Jesus’ message is totally radical today as well. All will be forgiven the children of men.

God welcomes us back. Even though we have run away from her. Even though we were scared and ashamed of our sin and we hid when she walked in the garden in the shade of the evening. 

A lot of people sitting here today are ashamed of something. We are ashamed of something that happened in the past where we were much less than our best selves and caused pain and suffering. We are ashamed of aspects of ourselves – our vulnerabilities, our failings. We are ashamed of our addictions. We are ashamed of ourselves and our behaviors. Like Adam and Eve there are bits of ourselves that we would rather even God didn’t see, or perhaps especially God.

If God were to invite us to an evening walk, we sure wouldn’t want those bits showing up. 

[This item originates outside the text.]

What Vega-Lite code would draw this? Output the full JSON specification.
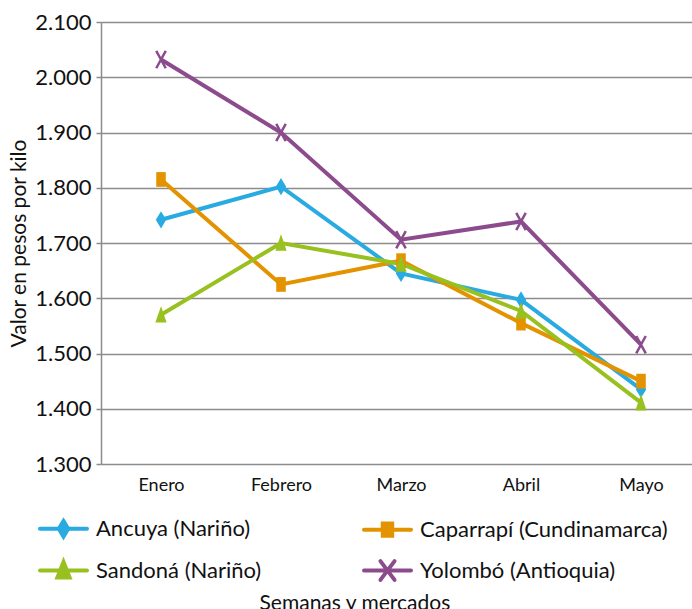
{
  "$schema": "https://vega.github.io/schema/vega-lite/v6.json",
  "width": 600,
  "height": 442,
  "autosize": {"type": "none"},
  "padding": {"left": 101, "top": 22, "right": 0, "bottom": 145},
  "background": "white",
  "title": {"text": "Semanas y mercados", "orient": "bottom", "anchor": "middle", "frame": "bounds", "fontSize": 21, "fontWeight": "normal", "font": "Lato", "color": "#111", "offset": 5},
  "data": {"values": [
    {"mes": "Enero", "serie": "Ancuya (Nariño)", "valor": 1742},
    {"mes": "Febrero", "serie": "Ancuya (Nariño)", "valor": 1802},
    {"mes": "Marzo", "serie": "Ancuya (Nariño)", "valor": 1645},
    {"mes": "Abril", "serie": "Ancuya (Nariño)", "valor": 1597},
    {"mes": "Mayo", "serie": "Ancuya (Nariño)", "valor": 1435},
    {"mes": "Enero", "serie": "Caparrapí (Cundinamarca)", "valor": 1815},
    {"mes": "Febrero", "serie": "Caparrapí (Cundinamarca)", "valor": 1625},
    {"mes": "Marzo", "serie": "Caparrapí (Cundinamarca)", "valor": 1668},
    {"mes": "Abril", "serie": "Caparrapí (Cundinamarca)", "valor": 1555},
    {"mes": "Mayo", "serie": "Caparrapí (Cundinamarca)", "valor": 1450},
    {"mes": "Enero", "serie": "Sandoná (Nariño)", "valor": 1570},
    {"mes": "Febrero", "serie": "Sandoná (Nariño)", "valor": 1700},
    {"mes": "Marzo", "serie": "Sandoná (Nariño)", "valor": 1662},
    {"mes": "Abril", "serie": "Sandoná (Nariño)", "valor": 1577},
    {"mes": "Mayo", "serie": "Sandoná (Nariño)", "valor": 1411},
    {"mes": "Enero", "serie": "Yolombó (Antioquia)", "valor": 2032},
    {"mes": "Febrero", "serie": "Yolombó (Antioquia)", "valor": 1900},
    {"mes": "Marzo", "serie": "Yolombó (Antioquia)", "valor": 1706},
    {"mes": "Abril", "serie": "Yolombó (Antioquia)", "valor": 1739},
    {"mes": "Mayo", "serie": "Yolombó (Antioquia)", "valor": 1516}
  ]},
  "encoding": {
    "x": {"field": "mes", "type": "ordinal", "sort": ["Enero", "Febrero", "Marzo", "Abril", "Mayo"],
      "scale": {"type": "point", "padding": 0.5},
      "axis": {"title": null, "labelAngle": 0, "ticks": false, "domain": false, "grid": false, "labelPadding": 12, "labelFontSize": 18, "labelFont": "Lato", "labelColor": "#111"}},
    "y": {"field": "valor", "type": "quantitative",
      "scale": {"domain": [1300, 2100], "nice": false, "zero": false},
      "axis": {"title": "Valor en pesos por kilo", "values": [1300, 1400, 1500, 1600, 1700, 1800, 1900, 2000, 2100],
        "labelExpr": "replace(format(datum.value, ','), ',', '.')",
        "labelFontSize": 22, "labelFont": "Lato", "labelColor": "#111", "labelPadding": 5,
        "tickSize": 5, "tickColor": "#8c8c8c", "tickWidth": 1.5,
        "domainColor": "#8c8c8c", "domainWidth": 1.5,
        "gridColor": "#8c8c8c", "gridWidth": 1.5,
        "titleFontSize": 21, "titleFont": "Lato", "titleFontWeight": "normal", "titleColor": "#111", "titlePadding": 5}},
    "color": {"field": "serie", "type": "nominal",
      "scale": {"domain": ["Ancuya (Nariño)", "Caparrapí (Cundinamarca)", "Sandoná (Nariño)", "Yolombó (Antioquia)"],
                "range": ["#29abe2", "#e39300", "#98c01f", "#8b4b8d"]},
      "legend": {
        "title": null, "orient": "none", "legendX": -63, "legendY": 481, "columns": 2, "direction": "horizontal",
        "columnPadding": 94, "rowPadding": -6, "padding": 0,
        "symbolSize": 2209, "symbolStrokeWidth": 4, "labelOffset": 7,
        "labelFontSize": 22, "labelFont": "Lato", "labelColor": "#111", "labelLimit": 400,
        "encode": {"symbols": {"update": {
          "shape": {"signal": "datum.value === 'Ancuya (Nariño)' ? 'M-1,0L1,0M0,-0.33L0.2,0L0,0.33L-0.2,0Z' : datum.value === 'Caparrapí (Cundinamarca)' ? 'M-1,0L1,0M-0.2,-0.26L0.2,-0.26L0.2,0.26L-0.2,0.26Z' : datum.value === 'Sandoná (Nariño)' ? 'M-1,0L1,0M0,-0.36L0.26,0.3L-0.26,0.3Z' : 'M-1,0L1,0M-0.3,-0.4L0.3,0.4M-0.3,0.4L0.3,-0.4'"},
          "fill": {"signal": "scale('color', datum.value)"},
          "stroke": {"signal": "scale('color', datum.value)"},
          "strokeWidth": {"value": 4},
          "strokeCap": {"value": "round"},
          "opacity": {"value": 1}
        }}}
      }}
  },
  "layer": [
    {"mark": {"type": "line", "strokeWidth": 4}},
    {"transform": [{"filter": "datum.serie === 'Ancuya (Nariño)'"}],
     "mark": {"type": "point", "filled": true, "size": 300, "opacity": 1, "shape": "M0,-1L0.6,0L0,1L-0.6,0Z"}},
    {"transform": [{"filter": "datum.serie === 'Caparrapí (Cundinamarca)'"}],
     "mark": {"type": "point", "filled": true, "size": 300, "opacity": 1, "shape": "M-0.55,-0.85L0.55,-0.85L0.55,0.85L-0.55,0.85Z"}},
    {"transform": [{"filter": "datum.serie === 'Sandoná (Nariño)'"}],
     "mark": {"type": "point", "filled": true, "size": 300, "opacity": 1, "shape": "M0,-1L0.65,0.9L-0.65,0.9Z"}},
    {"transform": [{"filter": "datum.serie === 'Yolombó (Antioquia)'"}],
     "mark": {"type": "point", "filled": false, "size": 300, "opacity": 1, "strokeWidth": 2.5, "shape": "M-0.55,-1L0.55,1M-0.55,1L0.55,-1"}}
  ],
  "config": {
    "view": {"stroke": null},
    "font": "Lato"
  }
}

But, people of God, I am talking as much to myself as to you when I say that this is screwed up thinking.

It is not God who shames us, it is we ourselves. For all we know, God might look at those painful, shameful places and find them rather endearing. But I bet she wishes we would give ourselves a break – loving ourselves means letting go of thing things that hold us back and having the courage to change the things we can.

God showed up for her evening walk with Adam and Eve even though she must already have known that, as she expected, they ate the fruit she told them not to eat. Yes, there were consequences of their fruit-eating, some of them very painful, others rather wonderful. But God did not hide. Humanity hid.

Jesus calls us back. Jesus calls us back into right relationship with God. Despite all the prophets calling us back, humanity continued to hide from God and so God came to us – God became human and walked among us. In Jesus, God showed up again for her walk with humanity. And Jesus tells us it’s alright, we can stop hiding. All will be forgiven the children of men.

And what is forgiveness but reconciliation with God? All the children of men will be reconciled with God. All the children of men will be reconciled with God and become truly the children of God, “the brother and sister and mother” of Jesus the Christ.

What are we waiting for? Let us be reconciled with God today and join her in her daily walk in the garden which is the reign of God.